In a surprise move, Russian Prime Minister Dmitry Medvedev submitted his resignation on Wednesday, along with the rest of the government’s principal ministers. Russian President Vladimir Putin appointed Mikhail Mishustin, who previously served as head of the country’s tax service, as Medvedev’s replacement.
Putin’s comments following the resignation indicate that Medvedev will likely take a position on the newly-created Russian Security Council.
“Dmitry has always been dealing with these issues,” Putin said, according to NPR. “From the standpoint of enhancing our defense capability and security, I believe that it is possible and asked him to handle issues of this kind in the future.”

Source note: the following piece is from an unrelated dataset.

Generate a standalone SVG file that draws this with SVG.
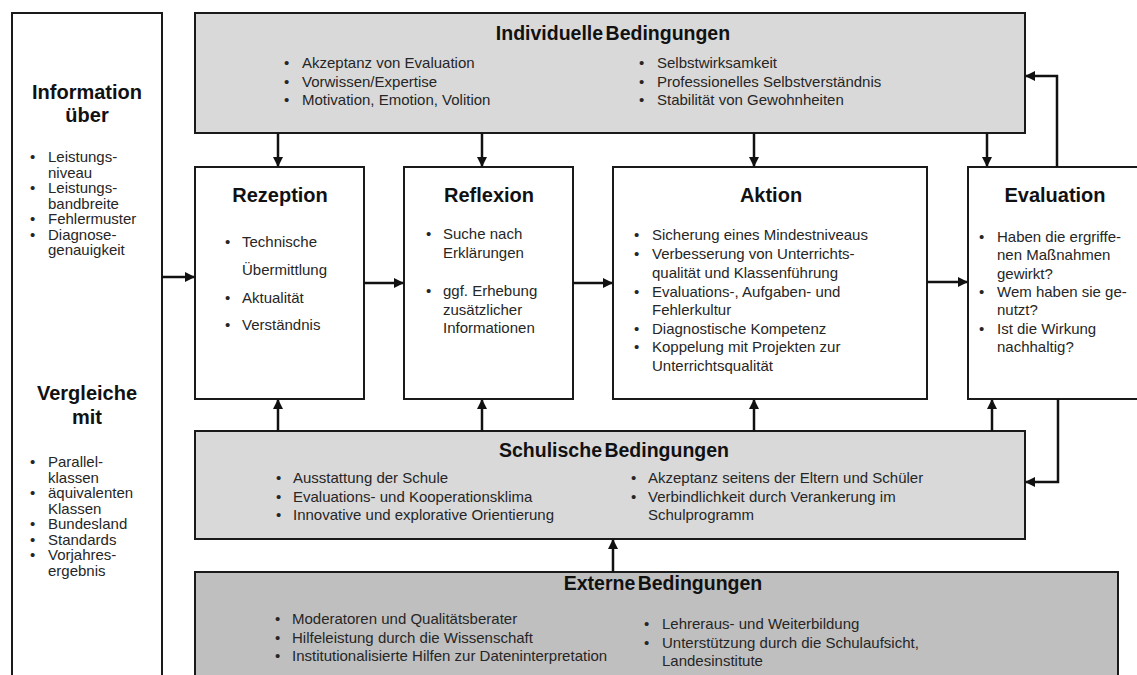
<svg xmlns="http://www.w3.org/2000/svg" width="1137" height="675" viewBox="0 0 1137 675">
<defs>
<style>
.box{fill:#ffffff;stroke:#1a1a1a;stroke-width:2}
.cond{fill:#d9d9d9;stroke:#1a1a1a;stroke-width:2}
.ext{fill:#bfbfbf;stroke:#1a1a1a;stroke-width:2}
.t{font-family:"Liberation Sans",Arial,sans-serif;font-size:15px;fill:#262626}
.h{font-family:"Liberation Sans",Arial,sans-serif;font-size:20px;font-weight:bold;fill:#111;text-anchor:middle}
.hs{font-family:"Liberation Sans",Arial,sans-serif;font-size:19.5px;font-weight:bold;fill:#111;text-anchor:middle;word-spacing:-3px}
.c{fill:none;stroke:#111;stroke-width:2.5}
</style>
<marker id="ah" viewBox="0 0 10 10" refX="9" refY="5" markerWidth="4" markerHeight="4" orient="auto" markerUnits="strokeWidth">
<path d="M0,0 L10,5 L0,10 z" fill="#111"/>
</marker>
</defs>

<g id="info">
<rect class="box" x="12" y="13" width="150" height="680"/>
<text class="h" x="87" y="99">Information</text>
<text class="h" x="87" y="122">über</text>
<text class="t"><tspan x="30" y="162">•</tspan><tspan x="48">Leistungs-</tspan><tspan x="48" y="177.5">niveau</tspan><tspan x="30" y="193">•</tspan><tspan x="48">Leistungs-</tspan><tspan x="48" y="208.5">bandbreite</tspan><tspan x="30" y="224">•</tspan><tspan x="48">Fehlermuster</tspan><tspan x="30" y="239.5">•</tspan><tspan x="48">Diagnose-</tspan><tspan x="48" y="255">genauigkeit</tspan></text>
<text class="h" x="87" y="400">Vergleiche</text>
<text class="h" x="87" y="424">mit</text>
<text class="t"><tspan x="30" y="467">•</tspan><tspan x="48">Parallel-</tspan><tspan x="48" y="482.5">klassen</tspan><tspan x="30" y="498">•</tspan><tspan x="48">äquivalenten</tspan><tspan x="48" y="513.5">Klassen</tspan><tspan x="30" y="529">•</tspan><tspan x="48">Bundesland</tspan><tspan x="30" y="544.5">•</tspan><tspan x="48">Standards</tspan><tspan x="30" y="560">•</tspan><tspan x="48">Vorjahres-</tspan><tspan x="48" y="575.5">ergebnis</tspan></text>
</g>

<g id="individuelle">
<rect class="cond" x="195" y="13" width="830" height="120"/>
<text class="hs" x="613" y="40">Individuelle Bedingungen</text>
<text class="t"><tspan x="284" y="68">•</tspan><tspan x="302">Akzeptanz von Evaluation</tspan><tspan x="284" y="86.5">•</tspan><tspan x="302" y="86.5">Vorwissen/Expertise</tspan><tspan x="284" y="105">•</tspan><tspan x="302" y="105">Motivation,  Emotion, Volition</tspan></text>
<text class="t"><tspan x="639" y="68">•</tspan><tspan x="657">Selbstwirksamkeit</tspan><tspan x="639" y="86.5">•</tspan><tspan x="657" y="86.5">Professionelles Selbstverständnis</tspan><tspan x="639" y="105">•</tspan><tspan x="657" y="105">Stabilität von Gewohnheiten</tspan></text>
</g>

<g id="rezeption">
<rect class="box" x="195" y="167" width="169" height="232"/>
<text class="h" x="280" y="202">Rezeption</text>
<text class="t"><tspan x="225" y="247">•</tspan><tspan x="242">Technische</tspan><tspan x="242" y="274.5">Übermittlung</tspan><tspan x="225" y="303">•</tspan><tspan x="242">Aktualität</tspan><tspan x="225" y="330">•</tspan><tspan x="242">Verständnis</tspan></text>
</g>

<g id="reflexion">
<rect class="box" x="404" y="167" width="169" height="232"/>
<text class="h" x="489" y="202">Reflexion</text>
<text class="t"><tspan x="426" y="239">•</tspan><tspan x="443">Suche nach</tspan><tspan x="443" y="258">Erklärungen</tspan><tspan x="426" y="296">•</tspan><tspan x="443">ggf. Erhebung</tspan><tspan x="443" y="314.5">zusätzlicher</tspan><tspan x="443" y="333">Informationen</tspan></text>
</g>

<g id="aktion">
<rect class="box" x="613" y="167" width="314" height="232"/>
<text class="h" x="771" y="202">Aktion</text>
<text class="t"><tspan x="634" y="240">•</tspan><tspan x="652">Sicherung eines Mindestniveaus</tspan><tspan x="634" y="259">•</tspan><tspan x="652">Verbesserung von Unterrichts-</tspan><tspan x="652" y="277.5">qualität und Klassenführung</tspan><tspan x="634" y="296.5">•</tspan><tspan x="652">Evaluations-, Aufgaben- und</tspan><tspan x="652" y="315">Fehlerkultur</tspan><tspan x="634" y="333.5">•</tspan><tspan x="652">Diagnostische Kompetenz</tspan><tspan x="634" y="352">•</tspan><tspan x="652">Koppelung mit Projekten zur</tspan><tspan x="652" y="370.5">Unterrichtsqualität</tspan></text>
</g>

<g id="evaluation">
<rect class="box" x="968" y="167" width="190" height="232"/>
<text class="h" x="1055" y="202">Evaluation</text>
<text class="t"><tspan x="979" y="242">•</tspan><tspan x="997">Haben die ergriffe-</tspan><tspan x="997" y="260">nen Maßnahmen</tspan><tspan x="997" y="278.5">gewirkt?</tspan><tspan x="979" y="297">•</tspan><tspan x="997">Wem haben sie ge-</tspan><tspan x="997" y="315">nutzt?</tspan><tspan x="979" y="333.5">•</tspan><tspan x="997">Ist die Wirkung</tspan><tspan x="997" y="351.5">nachhaltig?</tspan></text>
</g>

<g id="schulische">
<rect class="cond" x="195" y="431" width="830" height="108"/>
<text class="hs" x="614" y="457">Schulische Bedingungen</text>
<text class="t"><tspan x="276" y="483">•</tspan><tspan x="293">Ausstattung der Schule</tspan><tspan x="276" y="501.5">•</tspan><tspan x="293" y="501.5">Evaluations- und Kooperationsklima</tspan><tspan x="276" y="520">•</tspan><tspan x="293" y="520">Innovative und explorative Orientierung</tspan></text>
<text class="t"><tspan x="631" y="483">•</tspan><tspan x="648">Akzeptanz seitens der Eltern und Schüler</tspan><tspan x="631" y="501.5">•</tspan><tspan x="648" y="501.5">Verbindlichkeit durch Verankerung im</tspan><tspan x="648" y="520">Schulprogramm</tspan></text>
</g>

<g id="externe">
<rect class="ext" x="195" y="572" width="923" height="120"/>
<text class="hs" x="663" y="590">Externe Bedingungen</text>
<text class="t"><tspan x="275" y="624">•</tspan><tspan x="292">Moderatoren und Qualitätsberater</tspan><tspan x="275" y="642.5">•</tspan><tspan x="292" y="642.5">Hilfeleistung durch die Wissenschaft</tspan><tspan x="275" y="661">•</tspan><tspan x="292" y="661">Institutionalisierte Hilfen zur Dateninterpretation</tspan></text>
<text class="t"><tspan x="644" y="629">•</tspan><tspan x="662">Lehreraus- und Weiterbildung</tspan><tspan x="644" y="647.5">•</tspan><tspan x="662" y="647.5">Unterstützung durch die Schulaufsicht,</tspan><tspan x="662" y="666">Landesinstitute</tspan></text>
</g>

<g id="connectors">
<line class="c" x1="162" y1="277" x2="194" y2="277" marker-end="url(#ah)"/>
<line class="c" x1="364" y1="283" x2="403" y2="283" marker-end="url(#ah)"/>
<line class="c" x1="573" y1="283" x2="612" y2="283" marker-end="url(#ah)"/>
<line class="c" x1="927" y1="282" x2="967" y2="282" marker-end="url(#ah)"/>
<line class="c" x1="278" y1="133" x2="278" y2="166" marker-end="url(#ah)"/>
<line class="c" x1="482" y1="133" x2="482" y2="166" marker-end="url(#ah)"/>
<line class="c" x1="754" y1="133" x2="754" y2="166" marker-end="url(#ah)"/>
<line class="c" x1="987" y1="133" x2="987" y2="166" marker-end="url(#ah)"/>
<line class="c" x1="278" y1="431" x2="278" y2="400" marker-end="url(#ah)"/>
<line class="c" x1="482" y1="431" x2="482" y2="400" marker-end="url(#ah)"/>
<line class="c" x1="754" y1="431" x2="754" y2="400" marker-end="url(#ah)"/>
<line class="c" x1="992" y1="431" x2="992" y2="400" marker-end="url(#ah)"/>
<polyline class="c" points="1057,167 1057,76 1026,76" marker-end="url(#ah)"/>
<polyline class="c" points="1058,399 1058,482 1026,482" marker-end="url(#ah)"/>
<line class="c" x1="613" y1="572" x2="613" y2="540" marker-end="url(#ah)"/>
</g>
</svg>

Many observers believe that this is part of a larger effort by Putin to overhaul the Russian constitution so that he can remain in power after his current presidential term is set to expire in 2024.
Putin’s grip on power
According to the Russian constitution, presidents are limited to serving two consecutive terms. In 2008, Putin stepped down as the country’s leader to become prime minister while Medvedev took his place.
Putin later returned to office in 2012, but it is widely believed that even while technically serving as prime minister during those intervening years, Putin continued to be the nation’s supreme authority.
In fact, when President Barack Obama was heard promising then-President Medvedev in 2012 that he would have “more flexibility” regarding relations with Russia following that year’s election in the United States, Medvedev replied that he would relay the information to Putin, according to Reuters, suggesting who was truly in control at the time.
Born in what was then known as Leningrad, Putin once worked as a KGB officer in East Germany. He came to international prominence in 1999 after being made acting president following the unexpected resignation of Boris Yeltsin, Russia’s first post-communist leader.
Putin won election to the office in his own right a year later and was subsequently re-elected in 2004.
Human rights in Russia have deteriorated under Putin’s rule, with dissidents even being targeted abroad. The 2006 poisoning of former Russian spy Alexander Litvinenko in London is widely believed to have been done at Putin’s behest.
Expanding Russia’s reach
Meanwhile, Putin has attempted to modernize Russia’s military and expand the country’s influence across the globe. He has also overseen the invasions of neighboring Georgia in 2008 and Ukraine’s Crimean Peninsula in 2014, both of which sparked international condemnation.
President Trump has long been accused of having colluded with Putin’s regime during the run-up to the 2016 election in the United States, but a costly, multi-year investigation headed by Special Counsel Robert Mueller found no proof of coordination between the two.